------ RECORDED DATA ------

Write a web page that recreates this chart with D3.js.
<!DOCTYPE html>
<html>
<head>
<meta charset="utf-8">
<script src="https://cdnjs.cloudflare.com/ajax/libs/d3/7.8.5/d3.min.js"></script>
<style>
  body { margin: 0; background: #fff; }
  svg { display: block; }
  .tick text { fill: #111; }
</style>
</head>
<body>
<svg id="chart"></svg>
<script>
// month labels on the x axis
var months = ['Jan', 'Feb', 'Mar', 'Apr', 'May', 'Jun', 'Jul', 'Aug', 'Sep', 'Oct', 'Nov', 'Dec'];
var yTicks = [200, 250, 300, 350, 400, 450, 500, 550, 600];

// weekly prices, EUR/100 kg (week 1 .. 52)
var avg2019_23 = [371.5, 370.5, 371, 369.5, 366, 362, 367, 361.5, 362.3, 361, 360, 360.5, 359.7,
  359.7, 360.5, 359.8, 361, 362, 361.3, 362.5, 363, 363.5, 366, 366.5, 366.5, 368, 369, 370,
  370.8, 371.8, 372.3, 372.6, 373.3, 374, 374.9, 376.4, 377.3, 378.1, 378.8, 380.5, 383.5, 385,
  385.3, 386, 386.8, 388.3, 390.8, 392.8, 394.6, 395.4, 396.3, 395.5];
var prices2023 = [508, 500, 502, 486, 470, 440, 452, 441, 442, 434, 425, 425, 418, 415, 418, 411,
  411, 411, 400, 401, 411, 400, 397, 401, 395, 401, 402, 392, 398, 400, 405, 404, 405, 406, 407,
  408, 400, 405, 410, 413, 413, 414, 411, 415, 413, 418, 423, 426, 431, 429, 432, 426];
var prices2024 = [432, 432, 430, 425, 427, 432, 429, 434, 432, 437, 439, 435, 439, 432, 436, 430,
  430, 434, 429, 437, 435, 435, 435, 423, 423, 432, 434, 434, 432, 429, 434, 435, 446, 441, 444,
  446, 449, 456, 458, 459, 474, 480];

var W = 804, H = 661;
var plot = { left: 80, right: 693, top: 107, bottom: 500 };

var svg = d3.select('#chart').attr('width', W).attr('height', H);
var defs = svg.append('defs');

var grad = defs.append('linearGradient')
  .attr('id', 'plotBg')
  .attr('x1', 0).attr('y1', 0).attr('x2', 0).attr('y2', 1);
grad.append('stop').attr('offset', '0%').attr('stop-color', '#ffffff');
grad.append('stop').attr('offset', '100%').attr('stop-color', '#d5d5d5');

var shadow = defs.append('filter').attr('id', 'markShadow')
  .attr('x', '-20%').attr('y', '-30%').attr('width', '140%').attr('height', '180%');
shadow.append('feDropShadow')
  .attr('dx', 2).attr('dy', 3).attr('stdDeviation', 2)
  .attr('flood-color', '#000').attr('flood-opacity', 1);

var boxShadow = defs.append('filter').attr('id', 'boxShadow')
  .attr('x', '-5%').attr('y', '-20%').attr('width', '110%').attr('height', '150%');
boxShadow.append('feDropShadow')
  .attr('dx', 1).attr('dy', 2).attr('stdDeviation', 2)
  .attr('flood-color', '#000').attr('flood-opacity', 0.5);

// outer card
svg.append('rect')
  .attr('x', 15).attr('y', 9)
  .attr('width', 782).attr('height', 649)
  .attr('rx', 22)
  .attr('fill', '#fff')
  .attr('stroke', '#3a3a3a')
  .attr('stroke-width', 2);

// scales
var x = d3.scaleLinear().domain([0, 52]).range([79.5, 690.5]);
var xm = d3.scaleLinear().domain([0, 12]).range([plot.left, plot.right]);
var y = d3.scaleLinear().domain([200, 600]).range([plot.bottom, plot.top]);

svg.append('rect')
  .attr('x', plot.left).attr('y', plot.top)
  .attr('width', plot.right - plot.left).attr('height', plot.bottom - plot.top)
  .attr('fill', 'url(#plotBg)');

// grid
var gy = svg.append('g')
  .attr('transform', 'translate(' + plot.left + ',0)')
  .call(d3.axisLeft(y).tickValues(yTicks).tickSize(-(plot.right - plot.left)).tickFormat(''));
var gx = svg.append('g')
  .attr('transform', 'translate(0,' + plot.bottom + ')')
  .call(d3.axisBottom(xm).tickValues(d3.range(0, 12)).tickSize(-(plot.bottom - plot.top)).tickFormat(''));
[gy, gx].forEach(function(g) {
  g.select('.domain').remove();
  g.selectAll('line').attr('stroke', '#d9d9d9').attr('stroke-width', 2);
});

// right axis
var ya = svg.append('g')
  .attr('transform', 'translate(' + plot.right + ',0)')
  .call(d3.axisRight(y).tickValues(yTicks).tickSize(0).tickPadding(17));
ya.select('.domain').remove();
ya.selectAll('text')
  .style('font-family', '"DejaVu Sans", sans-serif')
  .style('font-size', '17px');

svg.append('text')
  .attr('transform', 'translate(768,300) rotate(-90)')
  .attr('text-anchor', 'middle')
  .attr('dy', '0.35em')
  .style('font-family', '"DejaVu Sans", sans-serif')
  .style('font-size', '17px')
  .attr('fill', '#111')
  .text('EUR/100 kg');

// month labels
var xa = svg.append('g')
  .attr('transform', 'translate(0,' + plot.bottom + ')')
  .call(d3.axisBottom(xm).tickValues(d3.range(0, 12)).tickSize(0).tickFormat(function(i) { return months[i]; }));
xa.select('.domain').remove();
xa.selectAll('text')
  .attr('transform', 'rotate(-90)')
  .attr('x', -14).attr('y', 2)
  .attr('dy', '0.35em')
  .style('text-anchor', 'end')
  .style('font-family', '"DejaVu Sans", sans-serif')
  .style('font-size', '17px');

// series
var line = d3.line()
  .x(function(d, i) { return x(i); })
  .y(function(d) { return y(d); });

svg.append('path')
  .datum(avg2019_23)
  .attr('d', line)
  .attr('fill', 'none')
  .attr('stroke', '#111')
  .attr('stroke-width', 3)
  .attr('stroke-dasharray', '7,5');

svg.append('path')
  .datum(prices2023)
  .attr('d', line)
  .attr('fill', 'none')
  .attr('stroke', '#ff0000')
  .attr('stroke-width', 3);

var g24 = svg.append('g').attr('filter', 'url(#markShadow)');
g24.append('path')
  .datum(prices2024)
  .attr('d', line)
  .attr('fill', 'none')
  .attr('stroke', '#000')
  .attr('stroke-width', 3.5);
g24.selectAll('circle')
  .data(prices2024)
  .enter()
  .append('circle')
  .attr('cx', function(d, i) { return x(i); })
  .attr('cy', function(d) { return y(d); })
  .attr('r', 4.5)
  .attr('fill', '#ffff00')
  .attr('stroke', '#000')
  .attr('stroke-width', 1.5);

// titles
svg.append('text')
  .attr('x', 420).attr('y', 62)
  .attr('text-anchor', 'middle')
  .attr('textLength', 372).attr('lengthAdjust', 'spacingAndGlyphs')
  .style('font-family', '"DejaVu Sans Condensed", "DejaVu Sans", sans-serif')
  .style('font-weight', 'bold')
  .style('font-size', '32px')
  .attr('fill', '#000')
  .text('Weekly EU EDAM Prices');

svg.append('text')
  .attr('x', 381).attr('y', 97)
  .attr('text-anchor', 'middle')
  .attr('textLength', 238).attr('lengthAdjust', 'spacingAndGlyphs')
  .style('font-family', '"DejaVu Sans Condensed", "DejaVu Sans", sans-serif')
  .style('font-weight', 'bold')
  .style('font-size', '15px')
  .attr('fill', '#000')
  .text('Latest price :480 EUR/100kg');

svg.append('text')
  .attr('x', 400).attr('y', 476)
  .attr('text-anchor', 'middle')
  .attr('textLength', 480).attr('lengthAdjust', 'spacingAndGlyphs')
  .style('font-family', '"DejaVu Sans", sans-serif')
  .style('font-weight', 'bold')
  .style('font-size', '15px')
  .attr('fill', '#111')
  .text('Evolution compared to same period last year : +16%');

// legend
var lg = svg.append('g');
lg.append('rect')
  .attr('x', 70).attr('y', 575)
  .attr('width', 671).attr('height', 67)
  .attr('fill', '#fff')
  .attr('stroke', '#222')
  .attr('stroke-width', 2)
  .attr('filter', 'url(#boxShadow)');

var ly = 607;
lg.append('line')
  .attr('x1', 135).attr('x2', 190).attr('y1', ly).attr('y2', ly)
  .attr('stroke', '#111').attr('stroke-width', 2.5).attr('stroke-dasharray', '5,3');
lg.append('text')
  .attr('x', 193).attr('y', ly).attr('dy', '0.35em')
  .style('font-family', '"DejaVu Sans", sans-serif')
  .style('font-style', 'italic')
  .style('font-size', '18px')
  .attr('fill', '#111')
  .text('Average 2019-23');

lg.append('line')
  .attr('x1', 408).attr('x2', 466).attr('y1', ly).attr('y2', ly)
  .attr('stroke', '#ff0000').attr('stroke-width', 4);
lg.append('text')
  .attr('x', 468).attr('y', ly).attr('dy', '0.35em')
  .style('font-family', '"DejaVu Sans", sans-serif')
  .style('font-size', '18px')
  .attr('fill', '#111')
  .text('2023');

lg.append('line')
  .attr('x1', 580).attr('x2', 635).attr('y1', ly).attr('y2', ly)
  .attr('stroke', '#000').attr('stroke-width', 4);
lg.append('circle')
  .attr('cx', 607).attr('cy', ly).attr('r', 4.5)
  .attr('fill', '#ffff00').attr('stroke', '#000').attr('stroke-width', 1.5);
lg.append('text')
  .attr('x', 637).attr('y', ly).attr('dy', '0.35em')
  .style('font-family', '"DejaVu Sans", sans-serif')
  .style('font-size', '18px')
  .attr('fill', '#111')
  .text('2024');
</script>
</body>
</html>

------

**PROBLEM TO SOLVE:**
Write out, unaltered, the lines from the opening of the listing through the line that includes "var defs = svg.append('defs');".

**THE COMPLETED TASK:**
Write a web page that recreates this chart with D3.js.
<!DOCTYPE html>
<html>
<head>
<meta charset="utf-8">
<script src="https://cdnjs.cloudflare.com/ajax/libs/d3/7.8.5/d3.min.js"></script>
<style>
  body { margin: 0; background: #fff; }
  svg { display: block; }
  .tick text { fill: #111; }
</style>
</head>
<body>
<svg id="chart"></svg>
<script>
// month labels on the x axis
var months = ['Jan', 'Feb', 'Mar', 'Apr', 'May', 'Jun', 'Jul', 'Aug', 'Sep', 'Oct', 'Nov', 'Dec'];
var yTicks = [200, 250, 300, 350, 400, 450, 500, 550, 600];

// weekly prices, EUR/100 kg (week 1 .. 52)
var avg2019_23 = [371.5, 370.5, 371, 369.5, 366, 362, 367, 361.5, 362.3, 361, 360, 360.5, 359.7,
  359.7, 360.5, 359.8, 361, 362, 361.3, 362.5, 363, 363.5, 366, 366.5, 366.5, 368, 369, 370,
  370.8, 371.8, 372.3, 372.6, 373.3, 374, 374.9, 376.4, 377.3, 378.1, 378.8, 380.5, 383.5, 385,
  385.3, 386, 386.8, 388.3, 390.8, 392.8, 394.6, 395.4, 396.3, 395.5];
var prices2023 = [508, 500, 502, 486, 470, 440, 452, 441, 442, 434, 425, 425, 418, 415, 418, 411,
  411, 411, 400, 401, 411, 400, 397, 401, 395, 401, 402, 392, 398, 400, 405, 404, 405, 406, 407,
  408, 400, 405, 410, 413, 413, 414, 411, 415, 413, 418, 423, 426, 431, 429, 432, 426];
var prices2024 = [432, 432, 430, 425, 427, 432, 429, 434, 432, 437, 439, 435, 439, 432, 436, 430,
  430, 434, 429, 437, 435, 435, 435, 423, 423, 432, 434, 434, 432, 429, 434, 435, 446, 441, 444,
  446, 449, 456, 458, 459, 474, 480];

var W = 804, H = 661;
var plot = { left: 80, right: 693, top: 107, bottom: 500 };

var svg = d3.select('#chart').attr('width', W).attr('height', H);
var defs = svg.append('defs');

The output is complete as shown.